* **STATED PROBLEM**
From the entries that follow, reproduce exactly and only the lines from the line with "Recreate this image" to the line with "centers = list(range(n))", endpoints included.

* **LISTING**
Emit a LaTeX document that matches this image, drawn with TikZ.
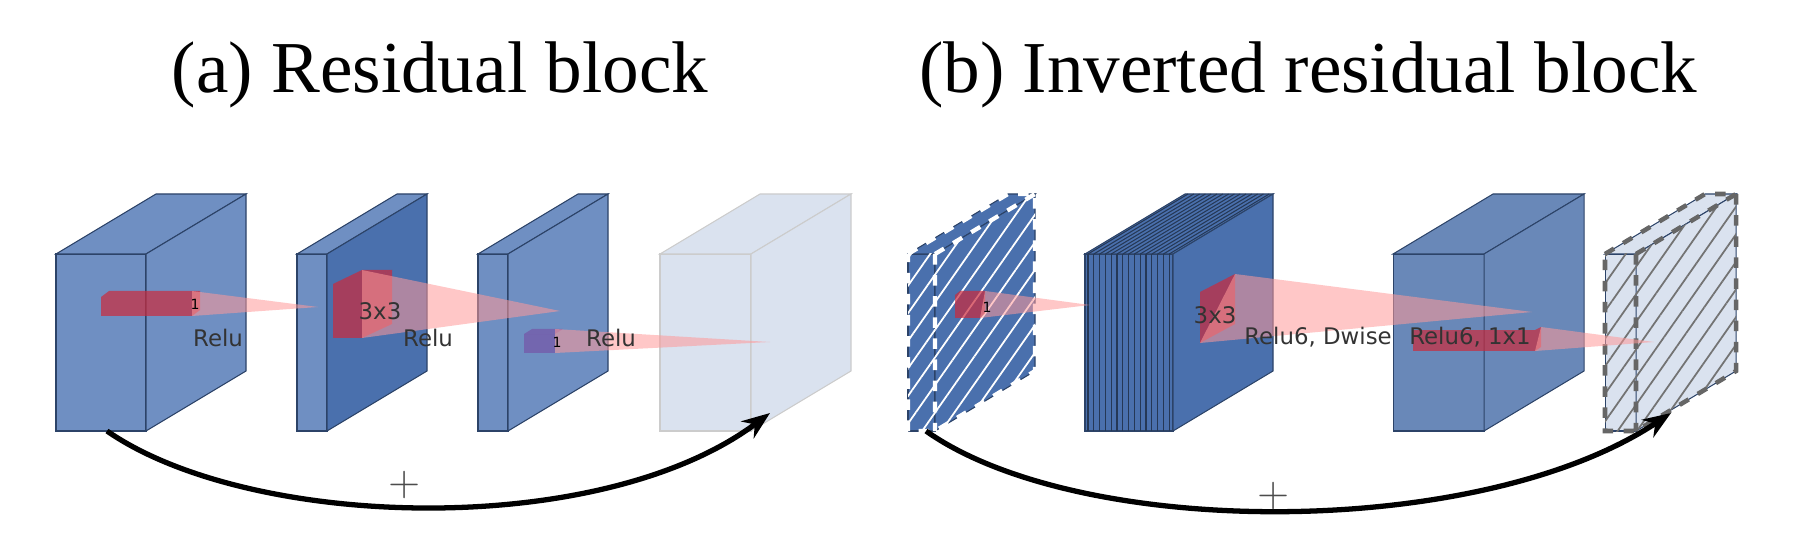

---

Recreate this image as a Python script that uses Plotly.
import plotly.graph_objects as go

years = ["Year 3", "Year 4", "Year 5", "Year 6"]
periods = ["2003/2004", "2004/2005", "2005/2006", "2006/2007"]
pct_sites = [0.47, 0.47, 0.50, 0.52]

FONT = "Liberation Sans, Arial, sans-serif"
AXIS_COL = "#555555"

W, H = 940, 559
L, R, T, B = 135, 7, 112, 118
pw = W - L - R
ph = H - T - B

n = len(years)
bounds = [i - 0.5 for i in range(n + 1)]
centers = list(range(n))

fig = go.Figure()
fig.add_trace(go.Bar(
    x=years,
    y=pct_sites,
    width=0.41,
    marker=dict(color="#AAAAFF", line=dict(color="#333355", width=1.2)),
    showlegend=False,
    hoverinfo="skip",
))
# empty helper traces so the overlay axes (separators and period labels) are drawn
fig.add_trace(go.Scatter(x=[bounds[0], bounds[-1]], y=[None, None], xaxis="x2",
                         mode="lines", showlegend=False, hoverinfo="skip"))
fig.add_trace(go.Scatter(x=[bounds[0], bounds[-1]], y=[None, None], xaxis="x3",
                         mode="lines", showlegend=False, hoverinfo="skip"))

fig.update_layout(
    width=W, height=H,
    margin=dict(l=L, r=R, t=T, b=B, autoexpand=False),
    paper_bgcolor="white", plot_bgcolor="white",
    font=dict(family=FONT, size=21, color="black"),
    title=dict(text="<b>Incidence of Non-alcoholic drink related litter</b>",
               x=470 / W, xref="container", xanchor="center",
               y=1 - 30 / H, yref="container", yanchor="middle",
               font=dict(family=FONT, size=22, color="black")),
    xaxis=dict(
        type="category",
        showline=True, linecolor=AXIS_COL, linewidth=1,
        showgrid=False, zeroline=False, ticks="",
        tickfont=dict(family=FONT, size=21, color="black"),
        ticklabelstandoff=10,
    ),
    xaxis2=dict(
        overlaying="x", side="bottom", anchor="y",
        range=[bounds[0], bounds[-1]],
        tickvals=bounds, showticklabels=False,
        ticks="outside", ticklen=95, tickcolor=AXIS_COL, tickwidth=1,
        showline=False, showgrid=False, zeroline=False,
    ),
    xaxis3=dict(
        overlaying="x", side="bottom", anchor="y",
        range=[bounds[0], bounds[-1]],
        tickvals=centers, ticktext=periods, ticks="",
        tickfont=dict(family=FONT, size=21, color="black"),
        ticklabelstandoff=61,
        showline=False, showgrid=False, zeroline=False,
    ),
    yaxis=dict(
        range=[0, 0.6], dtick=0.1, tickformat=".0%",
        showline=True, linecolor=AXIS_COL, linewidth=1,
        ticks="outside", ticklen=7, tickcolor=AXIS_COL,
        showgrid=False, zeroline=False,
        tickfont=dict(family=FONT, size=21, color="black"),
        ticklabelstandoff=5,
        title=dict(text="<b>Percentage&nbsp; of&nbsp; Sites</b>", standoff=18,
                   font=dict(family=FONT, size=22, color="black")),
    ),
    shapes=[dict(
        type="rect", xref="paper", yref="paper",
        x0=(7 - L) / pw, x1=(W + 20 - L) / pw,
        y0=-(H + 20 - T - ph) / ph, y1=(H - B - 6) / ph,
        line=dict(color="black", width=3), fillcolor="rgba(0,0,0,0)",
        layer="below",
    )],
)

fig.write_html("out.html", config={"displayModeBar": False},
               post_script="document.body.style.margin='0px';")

* **WRITTEN ANSWER**
Recreate this image as a Python script that uses Plotly.
import plotly.graph_objects as go

years = ["Year 3", "Year 4", "Year 5", "Year 6"]
periods = ["2003/2004", "2004/2005", "2005/2006", "2006/2007"]
pct_sites = [0.47, 0.47, 0.50, 0.52]

FONT = "Liberation Sans, Arial, sans-serif"
AXIS_COL = "#555555"

W, H = 940, 559
L, R, T, B = 135, 7, 112, 118
pw = W - L - R
ph = H - T - B

n = len(years)
bounds = [i - 0.5 for i in range(n + 1)]
centers = list(range(n))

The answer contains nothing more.